> _Your instructions_
From the listing that follows, reproduce only the lines from the one holding "Clone this chart in seaborn and matplotlib." through the one holding "years = np.arange(120) / 12", both included, with no pictures.

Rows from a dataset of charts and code
>>>

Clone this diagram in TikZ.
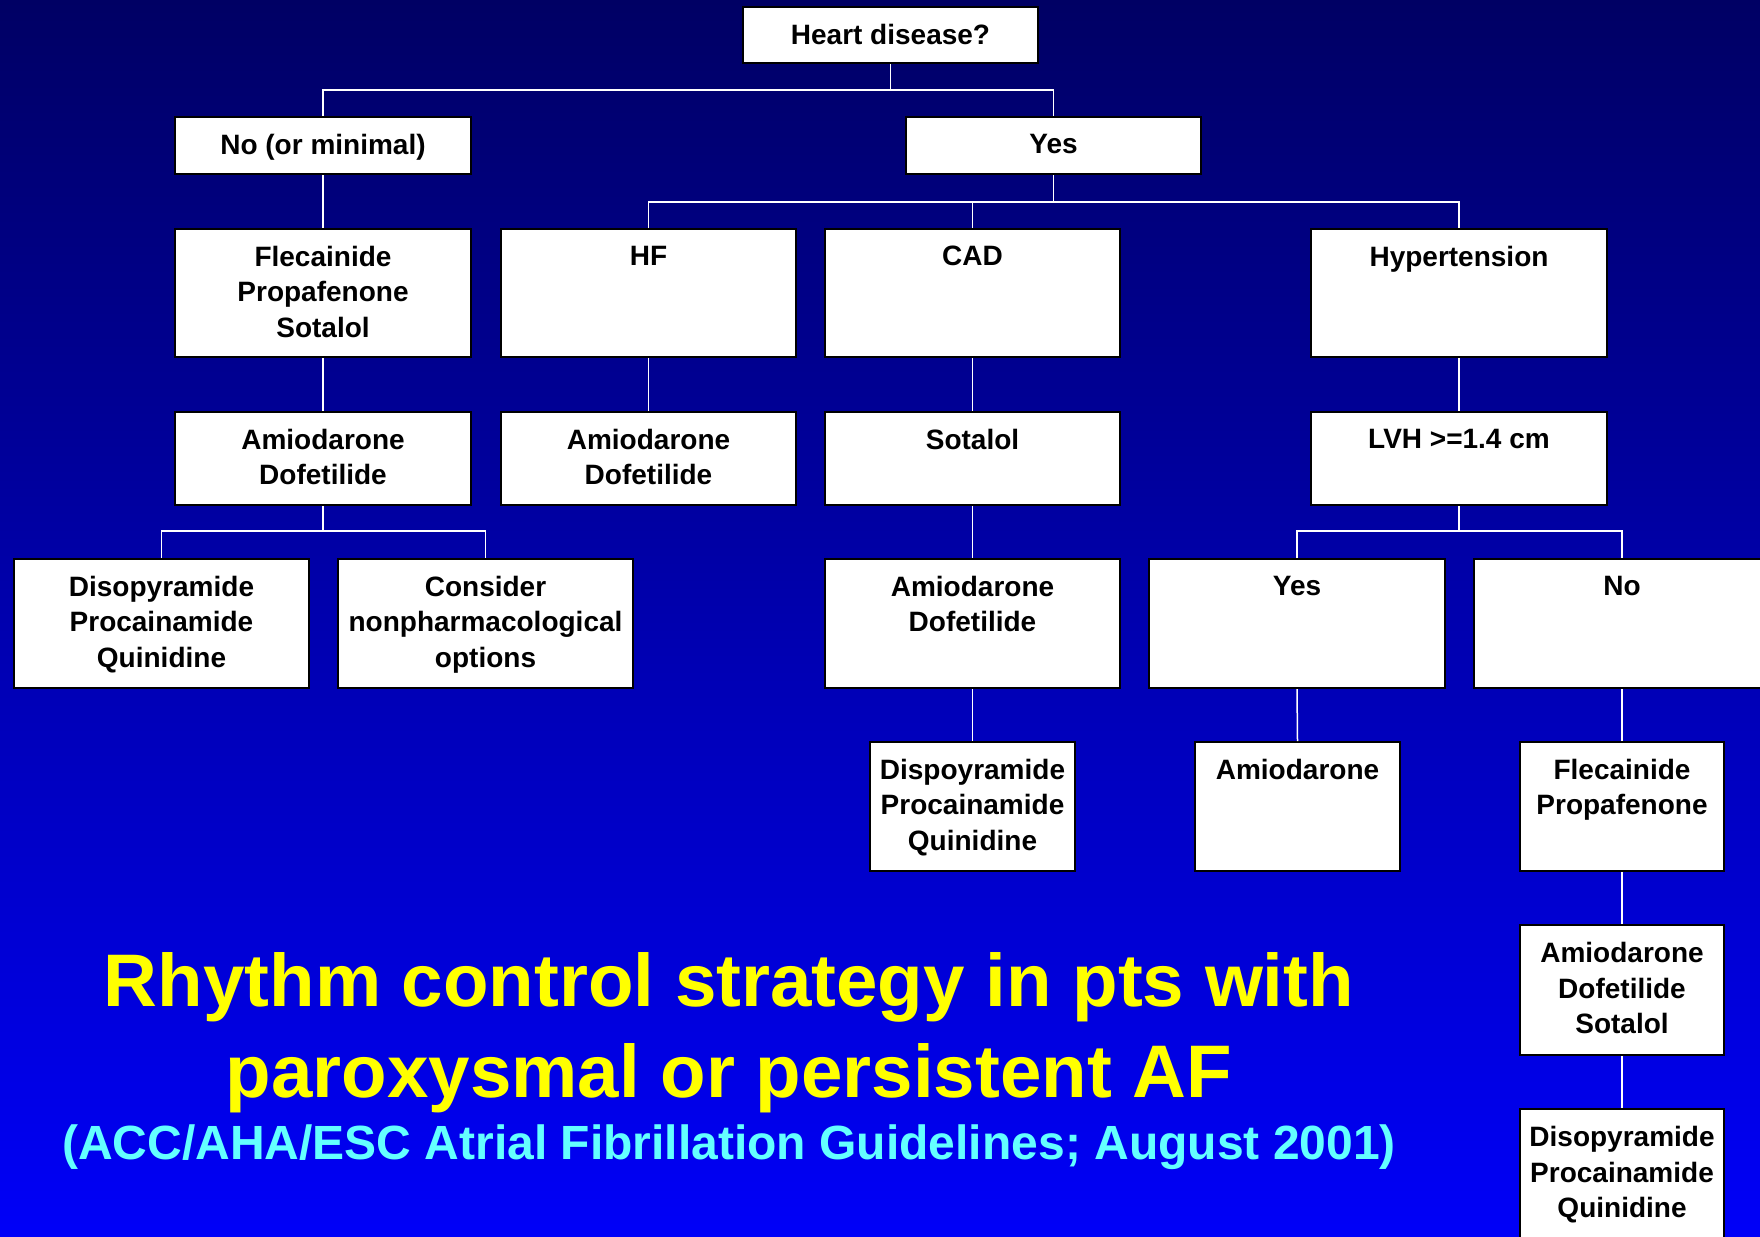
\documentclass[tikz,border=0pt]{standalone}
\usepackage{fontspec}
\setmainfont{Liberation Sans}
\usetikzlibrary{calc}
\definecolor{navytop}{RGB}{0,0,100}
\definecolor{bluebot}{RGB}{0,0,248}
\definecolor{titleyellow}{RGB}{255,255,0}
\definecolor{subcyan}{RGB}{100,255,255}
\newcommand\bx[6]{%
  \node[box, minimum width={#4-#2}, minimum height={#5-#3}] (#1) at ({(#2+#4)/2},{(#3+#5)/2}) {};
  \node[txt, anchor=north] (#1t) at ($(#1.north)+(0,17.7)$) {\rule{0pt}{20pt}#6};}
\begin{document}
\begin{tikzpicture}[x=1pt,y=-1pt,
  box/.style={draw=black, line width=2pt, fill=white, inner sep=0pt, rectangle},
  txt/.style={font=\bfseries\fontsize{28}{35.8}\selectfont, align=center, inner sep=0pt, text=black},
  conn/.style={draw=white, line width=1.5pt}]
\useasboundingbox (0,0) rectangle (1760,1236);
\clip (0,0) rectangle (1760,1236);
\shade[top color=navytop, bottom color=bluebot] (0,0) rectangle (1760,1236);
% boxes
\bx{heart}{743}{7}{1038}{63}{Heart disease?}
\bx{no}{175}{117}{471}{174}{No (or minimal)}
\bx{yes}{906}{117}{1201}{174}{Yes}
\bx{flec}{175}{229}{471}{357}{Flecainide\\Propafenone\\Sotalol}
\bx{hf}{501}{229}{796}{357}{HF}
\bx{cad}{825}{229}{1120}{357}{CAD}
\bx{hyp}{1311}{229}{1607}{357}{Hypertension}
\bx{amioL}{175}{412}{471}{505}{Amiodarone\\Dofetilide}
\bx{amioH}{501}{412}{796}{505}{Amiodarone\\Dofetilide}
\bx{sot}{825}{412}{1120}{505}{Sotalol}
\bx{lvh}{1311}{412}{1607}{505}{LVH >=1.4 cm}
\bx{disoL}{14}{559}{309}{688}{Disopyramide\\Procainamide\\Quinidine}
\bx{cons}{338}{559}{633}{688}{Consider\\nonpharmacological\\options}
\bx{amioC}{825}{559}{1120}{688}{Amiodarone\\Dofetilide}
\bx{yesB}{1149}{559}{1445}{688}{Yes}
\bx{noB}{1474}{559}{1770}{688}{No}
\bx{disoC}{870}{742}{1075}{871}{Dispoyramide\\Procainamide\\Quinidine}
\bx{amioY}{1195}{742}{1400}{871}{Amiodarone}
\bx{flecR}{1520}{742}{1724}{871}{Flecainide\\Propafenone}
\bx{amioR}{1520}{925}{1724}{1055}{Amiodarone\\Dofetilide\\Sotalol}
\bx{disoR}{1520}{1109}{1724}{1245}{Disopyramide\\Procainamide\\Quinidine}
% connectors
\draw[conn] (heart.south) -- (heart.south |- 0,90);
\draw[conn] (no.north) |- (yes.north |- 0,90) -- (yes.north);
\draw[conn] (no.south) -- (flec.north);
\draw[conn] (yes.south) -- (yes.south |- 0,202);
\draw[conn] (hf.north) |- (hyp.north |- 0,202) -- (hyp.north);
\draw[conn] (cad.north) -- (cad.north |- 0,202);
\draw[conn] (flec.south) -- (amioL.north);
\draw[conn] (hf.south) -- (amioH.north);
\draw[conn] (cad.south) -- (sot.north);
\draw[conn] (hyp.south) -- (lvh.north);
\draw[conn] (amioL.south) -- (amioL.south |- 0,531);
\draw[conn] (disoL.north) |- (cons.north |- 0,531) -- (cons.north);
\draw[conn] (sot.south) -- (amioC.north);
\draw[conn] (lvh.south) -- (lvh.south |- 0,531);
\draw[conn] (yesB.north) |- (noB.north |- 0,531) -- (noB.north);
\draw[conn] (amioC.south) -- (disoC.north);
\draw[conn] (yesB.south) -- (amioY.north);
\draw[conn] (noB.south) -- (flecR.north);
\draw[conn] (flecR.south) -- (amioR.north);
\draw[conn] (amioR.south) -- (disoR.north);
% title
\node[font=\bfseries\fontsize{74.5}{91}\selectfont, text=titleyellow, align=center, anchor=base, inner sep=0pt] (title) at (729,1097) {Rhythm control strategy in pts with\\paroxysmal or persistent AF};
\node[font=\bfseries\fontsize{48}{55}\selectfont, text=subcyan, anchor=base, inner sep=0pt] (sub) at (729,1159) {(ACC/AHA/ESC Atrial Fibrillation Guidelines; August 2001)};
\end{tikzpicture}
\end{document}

<<<
>>>

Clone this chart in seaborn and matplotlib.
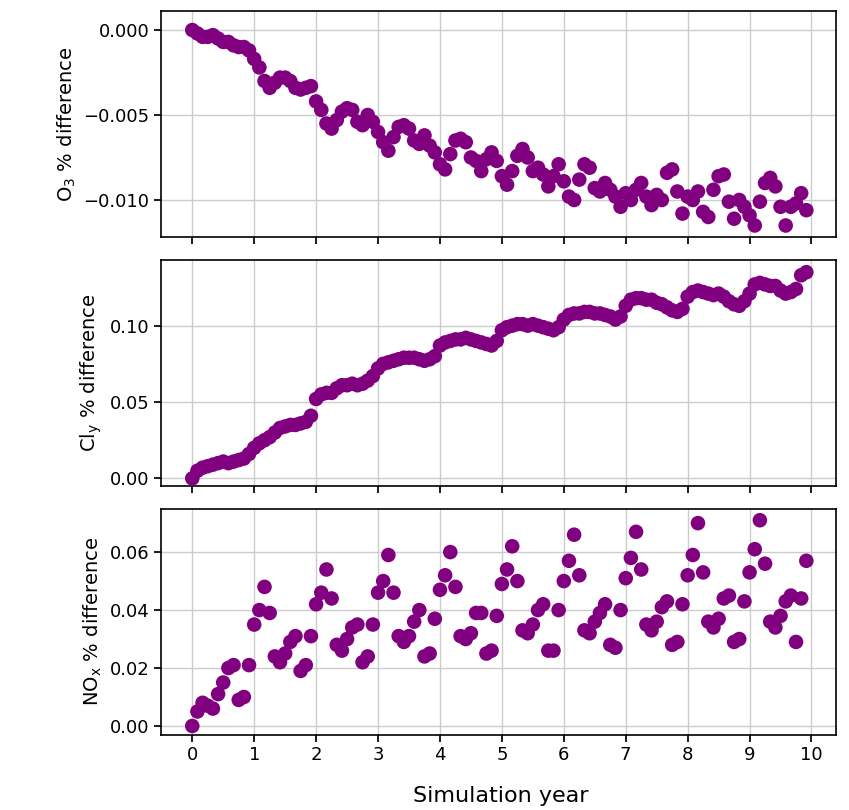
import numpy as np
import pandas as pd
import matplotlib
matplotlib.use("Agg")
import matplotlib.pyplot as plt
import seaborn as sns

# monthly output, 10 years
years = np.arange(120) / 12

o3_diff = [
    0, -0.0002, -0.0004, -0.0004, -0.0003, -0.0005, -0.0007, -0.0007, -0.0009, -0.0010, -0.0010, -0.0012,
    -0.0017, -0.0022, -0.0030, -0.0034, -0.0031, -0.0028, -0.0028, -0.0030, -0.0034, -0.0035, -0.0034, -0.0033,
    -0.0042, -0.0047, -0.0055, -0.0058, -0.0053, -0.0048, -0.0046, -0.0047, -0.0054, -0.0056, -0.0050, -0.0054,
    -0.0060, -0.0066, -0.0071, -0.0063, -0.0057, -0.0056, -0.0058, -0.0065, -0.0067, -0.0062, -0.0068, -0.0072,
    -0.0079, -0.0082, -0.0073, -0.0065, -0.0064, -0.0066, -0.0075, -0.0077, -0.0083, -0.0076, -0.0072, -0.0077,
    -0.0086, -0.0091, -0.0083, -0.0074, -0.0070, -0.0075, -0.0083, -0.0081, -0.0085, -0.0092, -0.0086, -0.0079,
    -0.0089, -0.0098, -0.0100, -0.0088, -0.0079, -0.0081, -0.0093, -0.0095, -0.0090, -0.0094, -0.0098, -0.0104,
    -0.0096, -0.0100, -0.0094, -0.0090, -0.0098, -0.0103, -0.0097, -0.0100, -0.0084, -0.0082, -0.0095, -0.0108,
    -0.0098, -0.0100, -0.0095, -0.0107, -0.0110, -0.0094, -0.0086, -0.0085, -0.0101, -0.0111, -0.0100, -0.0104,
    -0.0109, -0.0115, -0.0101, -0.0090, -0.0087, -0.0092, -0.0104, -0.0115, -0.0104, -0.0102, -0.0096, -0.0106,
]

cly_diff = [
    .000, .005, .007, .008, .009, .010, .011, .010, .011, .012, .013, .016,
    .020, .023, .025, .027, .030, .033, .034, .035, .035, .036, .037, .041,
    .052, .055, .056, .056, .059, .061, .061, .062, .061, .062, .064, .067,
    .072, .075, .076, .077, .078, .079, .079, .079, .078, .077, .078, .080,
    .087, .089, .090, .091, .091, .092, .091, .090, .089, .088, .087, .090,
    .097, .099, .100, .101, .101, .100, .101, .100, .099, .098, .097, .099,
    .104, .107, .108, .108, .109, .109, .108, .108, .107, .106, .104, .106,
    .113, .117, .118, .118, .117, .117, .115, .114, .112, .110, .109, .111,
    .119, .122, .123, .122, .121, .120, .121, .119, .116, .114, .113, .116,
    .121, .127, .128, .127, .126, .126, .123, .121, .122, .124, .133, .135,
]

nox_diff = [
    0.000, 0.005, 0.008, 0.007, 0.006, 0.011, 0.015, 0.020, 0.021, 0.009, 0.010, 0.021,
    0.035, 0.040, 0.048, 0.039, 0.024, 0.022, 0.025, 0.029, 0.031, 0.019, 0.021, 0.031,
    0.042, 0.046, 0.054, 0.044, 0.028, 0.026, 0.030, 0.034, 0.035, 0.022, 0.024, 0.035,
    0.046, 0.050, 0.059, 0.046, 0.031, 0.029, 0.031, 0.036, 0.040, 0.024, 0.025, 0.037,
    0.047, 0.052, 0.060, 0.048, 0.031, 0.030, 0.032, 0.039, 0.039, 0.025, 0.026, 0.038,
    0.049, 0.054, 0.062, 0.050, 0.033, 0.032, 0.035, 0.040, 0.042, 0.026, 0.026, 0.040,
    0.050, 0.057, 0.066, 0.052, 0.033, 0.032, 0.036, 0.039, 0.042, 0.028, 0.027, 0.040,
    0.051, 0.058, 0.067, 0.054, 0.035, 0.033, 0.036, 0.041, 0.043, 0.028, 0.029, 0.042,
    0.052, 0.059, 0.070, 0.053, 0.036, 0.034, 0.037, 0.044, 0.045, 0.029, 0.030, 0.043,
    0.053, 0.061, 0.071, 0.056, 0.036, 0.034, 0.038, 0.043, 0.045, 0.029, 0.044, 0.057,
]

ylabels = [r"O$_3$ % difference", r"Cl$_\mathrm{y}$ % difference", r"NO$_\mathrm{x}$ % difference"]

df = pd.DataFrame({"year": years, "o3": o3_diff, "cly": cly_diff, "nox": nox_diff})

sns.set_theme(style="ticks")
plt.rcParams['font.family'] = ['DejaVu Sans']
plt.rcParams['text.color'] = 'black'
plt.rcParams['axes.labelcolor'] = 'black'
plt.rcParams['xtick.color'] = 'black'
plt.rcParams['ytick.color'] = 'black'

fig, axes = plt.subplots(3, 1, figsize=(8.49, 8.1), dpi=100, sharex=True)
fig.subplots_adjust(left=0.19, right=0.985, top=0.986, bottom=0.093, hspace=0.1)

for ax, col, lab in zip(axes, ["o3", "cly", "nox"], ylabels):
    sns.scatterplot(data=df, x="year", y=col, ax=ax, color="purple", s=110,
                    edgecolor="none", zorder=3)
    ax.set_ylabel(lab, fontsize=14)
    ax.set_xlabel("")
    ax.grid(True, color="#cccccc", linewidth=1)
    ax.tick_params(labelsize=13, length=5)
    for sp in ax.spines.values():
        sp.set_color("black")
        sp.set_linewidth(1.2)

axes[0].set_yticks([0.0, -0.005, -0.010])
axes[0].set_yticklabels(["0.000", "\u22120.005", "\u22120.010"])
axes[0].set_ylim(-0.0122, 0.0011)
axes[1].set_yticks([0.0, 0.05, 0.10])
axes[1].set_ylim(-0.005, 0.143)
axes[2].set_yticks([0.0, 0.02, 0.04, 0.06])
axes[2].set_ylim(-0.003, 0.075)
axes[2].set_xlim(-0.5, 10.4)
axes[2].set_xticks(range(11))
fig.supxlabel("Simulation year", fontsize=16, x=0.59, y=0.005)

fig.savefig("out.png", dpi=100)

<<<

> _Result of the exercise_
Clone this chart in seaborn and matplotlib.
import numpy as np
import pandas as pd
import matplotlib
matplotlib.use("Agg")
import matplotlib.pyplot as plt
import seaborn as sns

# monthly output, 10 years
years = np.arange(120) / 12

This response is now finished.